Le code de l'organisation judiciaire confie au Premier président et au Procureur général une mission d'inspection des juridictions de leur ressort. Ils doivent s'assurer de la bonne administration des juridictions et de l'expédition normale des affaires. J'ai exercé cette mission de contrôle de fonctionnement, notamment pour le tribunal de grande instance de Montargis et les quatre tribunaux pour enfants du ressort. Et je programme pour cette année - sauf si vous décidez de suivre la proposition du président de la République - le contrôle de fonctionnement des pôles sociaux, à la suite d'une réforme dont il est nécessaire de comprendre et de connaître les effets. L'idée est de s'assurer de l'efficience des organisations, du respect des règles de fonctionnement des tribunaux, de l'état des stocks. J'établis un rapport dans lequel j'édicte des recommandations, et que le transmets à l'Inspection générale de la justice pour la bonne information du garde des Sceaux

Plus généralement, j'entretiens des liens très étroits avec la profession, réglementée, d'avocat. Il s'agit d'échanger, au cours de relations régulières, de réunions, d'échanges de correspondance, pour passer en revue les pratiques professionnelles réciproques, assurer la bonne mise en oeuvre des réformes, comme la fusion des juridictions, la réforme du droit des peines, ou la réforme à venir du Code de justice pénale des mineurs. J'ai une longue habitude du dialogue avec cette profession, qui porte souvent un regard critique sur les réformes dont elle peut penser qu'elles vont fragiliser son exercice professionnel. Je vous parlerai plus tard des rapports du H3C avec la CNCC, qui n'ont pas toujours été très sereins.

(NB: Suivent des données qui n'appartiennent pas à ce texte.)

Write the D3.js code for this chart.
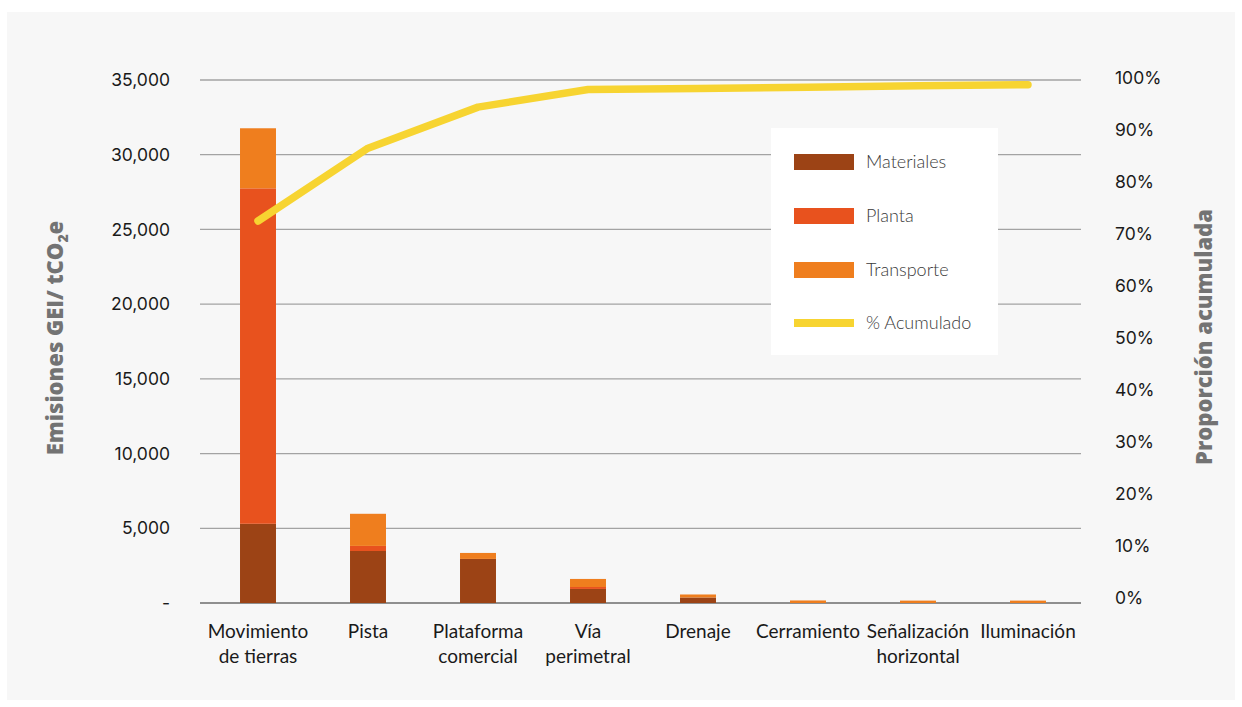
<!DOCTYPE html>
<html>
<head>
<meta charset="utf-8">
<script src="https://cdn.jsdelivr.net/npm/d3@7"></script>
<style>
  html, body { margin: 0; padding: 0; background: #ffffff; }
  svg { display: block; }
  .tick-label { font-family: "Inter", "Noto Sans", sans-serif; font-size: 17.5px; fill: #1a1a1a; }
  .cat-label { font-family: "Lato", "Noto Sans", sans-serif; font-size: 19px; fill: #1a1a1a; }
  .legend-label { font-family: "Lato", "Noto Sans", sans-serif; font-size: 18px; font-weight: 300; fill: #3a3a3a; }
  .axis-title { font-family: "Open Sans", "Noto Sans", sans-serif; font-size: 22px; font-weight: 800; fill: #737373; }
</style>
</head>
<body>
<svg id="chart" width="1242" height="707"></svg>
<script>
// Emission sources (categories), split into display lines
const categories = ["Movimiento de tierras", "Pista", "Plataforma comercial", "Vía perimetral",
                    "Drenaje", "Cerramiento", "Señalización horizontal", "Iluminación"];
const categoryLines = [["Movimiento", "de tierras"], ["Pista"], ["Plataforma", "comercial"], ["Vía", "perimetral"],
                       ["Drenaje"], ["Cerramiento"], ["Señalización", "horizontal"], ["Iluminación"]];

// GHG emissions per source, tCO2e
const materiales = [5300, 3480, 2950, 940, 370, 0, 0, 0];
const planta     = [22450, 340, 0, 130, 0, 0, 0, 0];
const transporte = [4020, 2150, 400, 540, 200, 170, 160, 160];

// Cumulative share, %
const acumulado = [72.5, 86.5, 94.4, 97.8, 98.0, 98.2, 98.5, 98.7];

// Axis ticks
const leftTicks = [0, 5000, 10000, 15000, 20000, 25000, 30000, 35000];
const rightTicks = [0, 10, 20, 30, 40, 50, 60, 70, 80, 90, 100];

const seriesNames = ["Materiales", "Planta", "Transporte"];
const colors = { "Materiales": "#9c4315", "Planta": "#e8521e", "Transporte": "#ef7e1e", "line": "#f7d431" };

const svg = d3.select("#chart");

// panel background
svg.append("rect").attr("x", 7).attr("y", 12).attr("width", 1228).attr("height", 688).attr("fill", "#f7f7f7");

const x = d3.scaleBand().domain(categories).range([203, 1083]).paddingInner(0.673).paddingOuter(0.3365);
const y = d3.scaleLinear().domain([0, 35000]).range([603, 80]);
const yR = d3.scaleLinear().domain([0, 100]).range([598, 78]);

// gridlines
svg.append("g").selectAll("line").data(leftTicks).join("line")
  .attr("x1", 200).attr("x2", 1081)
  .attr("y1", d => y(d)).attr("y2", d => y(d))
  .attr("stroke", d => d === 0 ? "#8f8f8f" : "#a3a3a3").attr("stroke-width", d => d === 0 ? 2 : 1.3);

// left tick labels
const fmt = d3.format(",");
svg.append("g").selectAll("text").data(leftTicks).join("text")
  .attr("class", "tick-label")
  .attr("x", 170).attr("y", d => y(d)).attr("dy", "0.35em")
  .attr("text-anchor", "end")
  .text(d => d === 0 ? "-" : fmt(d));

// right tick labels
svg.append("g").selectAll("text").data(rightTicks).join("text")
  .attr("class", "tick-label")
  .attr("x", 1115).attr("y", d => yR(d)).attr("dy", "0.35em")
  .attr("text-anchor", "start")
  .text(d => d + "%");

// stacked bars
const rows = categories.map((c, i) => ({ cat: c, Materiales: materiales[i], Planta: planta[i], Transporte: transporte[i] }));
const stacked = d3.stack().keys(seriesNames)(rows);
svg.append("g").selectAll("g").data(stacked).join("g")
  .attr("fill", s => colors[s.key])
  .selectAll("rect").data(s => s.filter(d => d[1] - d[0] > 0)).join("rect")
  .attr("x", d => x(d.data.cat))
  .attr("width", x.bandwidth())
  .attr("y", d => y(d[1]))
  .attr("height", d => y(d[0]) - y(d[1]));

// cumulative line
const line = d3.line()
  .x((d, i) => x(categories[i]) + x.bandwidth() / 2)
  .y(d => yR(d));
svg.append("path").datum(acumulado)
  .attr("d", line)
  .attr("fill", "none")
  .attr("stroke", colors.line)
  .attr("stroke-width", 7.5)
  .attr("stroke-linejoin", "round")
  .attr("stroke-linecap", "round");

// category labels
const catG = svg.append("g").selectAll("text").data(categories).join("text")
  .attr("class", "cat-label")
  .attr("text-anchor", "middle")
  .attr("x", d => x(d) + x.bandwidth() / 2)
  .attr("y", 638);
catG.selectAll("tspan").data((d, i) => categoryLines[i]).join("tspan")
  .attr("x", function () { return d3.select(this.parentNode).attr("x"); })
  .attr("dy", (d, j) => j === 0 ? 0 : 25)
  .text(d => d);

// axis titles
const lt = svg.append("text").attr("class", "axis-title")
  .attr("transform", "translate(63,338) rotate(-90)")
  .attr("text-anchor", "middle");
lt.append("tspan").text("Emisiones GEI/ tCO");
lt.append("tspan").attr("dy", 5).attr("font-size", "14px").text("2");
lt.append("tspan").attr("dy", -5).text("e");

svg.append("text").attr("class", "axis-title")
  .attr("transform", "translate(1212,337) rotate(-90)")
  .attr("text-anchor", "middle")
  .text("Proporción acumulada");

// legend
const lg = svg.append("g");
lg.append("rect").attr("x", 771).attr("y", 128).attr("width", 227).attr("height", 227).attr("fill", "#ffffff");
const legendItems = [
  { name: "Materiales", color: colors.Materiales, h: 16, cy: 162 },
  { name: "Planta", color: colors.Planta, h: 16, cy: 216 },
  { name: "Transporte", color: colors.Transporte, h: 16, cy: 270 },
  { name: "% Acumulado", color: colors.line, h: 8, cy: 323 }
];
lg.selectAll("rect.sw").data(legendItems).join("rect").attr("class", "sw")
  .attr("x", 794).attr("width", 60)
  .attr("y", d => d.cy - d.h / 2).attr("height", d => d.h)
  .attr("fill", d => d.color);
lg.selectAll("text").data(legendItems).join("text")
  .attr("class", "legend-label")
  .attr("x", 866).attr("y", d => d.cy).attr("dy", "0.35em")
  .text(d => d.name);
</script>
</body>
</html>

Enfin, mes fonctions de Première présidente m'ont conduit à incarner une institution dans un territoire et à dialoguer avec les institutions et les élus - je pense notamment aux conseils régionaux et aux conseils départementaux.

La loi fixe dix missions au H3C. La première est de procéder à l'inscription des commissaires sur la liste. Ils sont 18 000 à être inscrits en France, mais seulement 12 000 cotisent réellement, car environ 6 000 n'ont pas de mandat. Ils sont souvent aussi à la fois commissaires aux comptes et experts-comptables. Avant la réforme européenne de l'audit, la liste était tenue par une commission établie au sein de chaque cour d'appel. Depuis, la compétence a été transférée au H3C, qui avait toutefois la possibilité de la déléguer à la CNCC. La Cour des comptes a rédigé en 2019 un rapport, qui n'a pas été publié. Sa préconisation était de reprendre ces attributions, puisque cela coûterait moins cher au H3C de le faire directement plutôt que de déléguer à la compagnie et de régler les factures. La décision a été prise fin 2020, dans l'espoir de ne dépenser plus que 600 000 euros pour cette activité au lieu des 1,3 million d'euros qu'elle a coûtés au H3C en 2019.